Woman engineer paves way to top at highways
A Bermudian civil engineer has paved her way to the top as head of the island’s highways section.
Tina Beer-Searle, one of only three women in the Department of Works and Engineering, has made her way to acting principal highways engineer in an area traditionally dominated by men.
Ms Beer-Searle, 54, said she had an “intolerance” towards gender discrimination in the workplace and that women had to nip sexism in the bud.
She added: “Be very direct — shut them down because if you don’t, it just keeps coming and then it could get worse.
“You just have to be on top of it right away and politely say what is not appropriate.”
She said that young women who had been discouraged from forging careers in science, technology, engineering and maths should “just keep going at it and dealing with the criticism from people who don’t think that women should be in engineering”.
However, she added that the representation of women in traditionally male jobs had been “getting better and better over the years”.
Ms Beer-Searle, who was born in Germany and spent much of her early life there, said that her parents had encouraged her engineering ambitions.
She graduated from the University of Arizona in the US with a degree in civil engineering, with a concentration on structural engineering, and has worked in the field for 30 years.
Ms Beer-Searle experienced gender discrimination at university.

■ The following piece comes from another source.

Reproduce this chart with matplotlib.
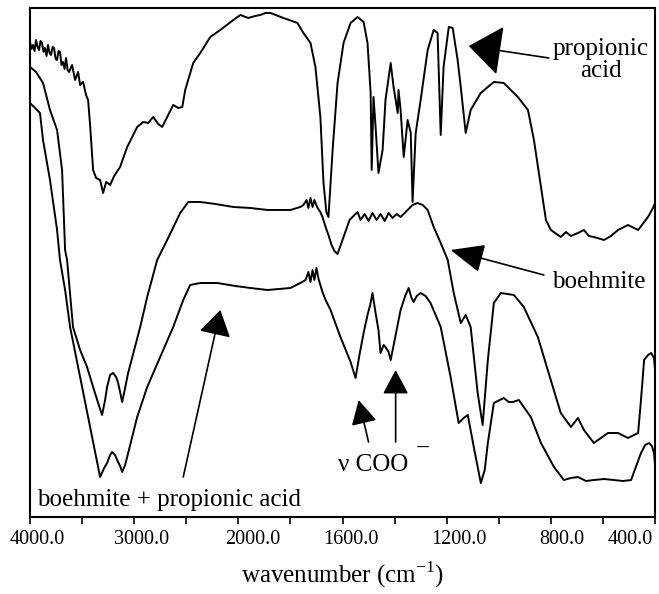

She said: “One of my first classes I had in college, my teacher said that he didn’t believe that women should be in engineering, so I just got up and left. There was no sense staying in his class.”
Ms Beer-Searle said: “When I graduated I worked for a land development company who would develop entire things from the bottom up — all the utilities for houses and roadways, the storm drains, just about everything. That was exciting because I had a very diverse group of projects.”
Now she is in charge of Bermuda’s infrastructure network.
She explained: “We take care of all the roads, the sidewalks, the potholes, the curbs, the bus shelters, the walls along the roadway edges, the vegetation along the roadway edges, and kind of clearing of the roadways, anything that might fall into the road that has to be removed, we take care of those items.”
Ms Beer-Searle added: “Nobody really pays attention to civil engineering, its just a necessity, not a luxury.
“Civil engineers are just doing the basic stuff to get society to work.”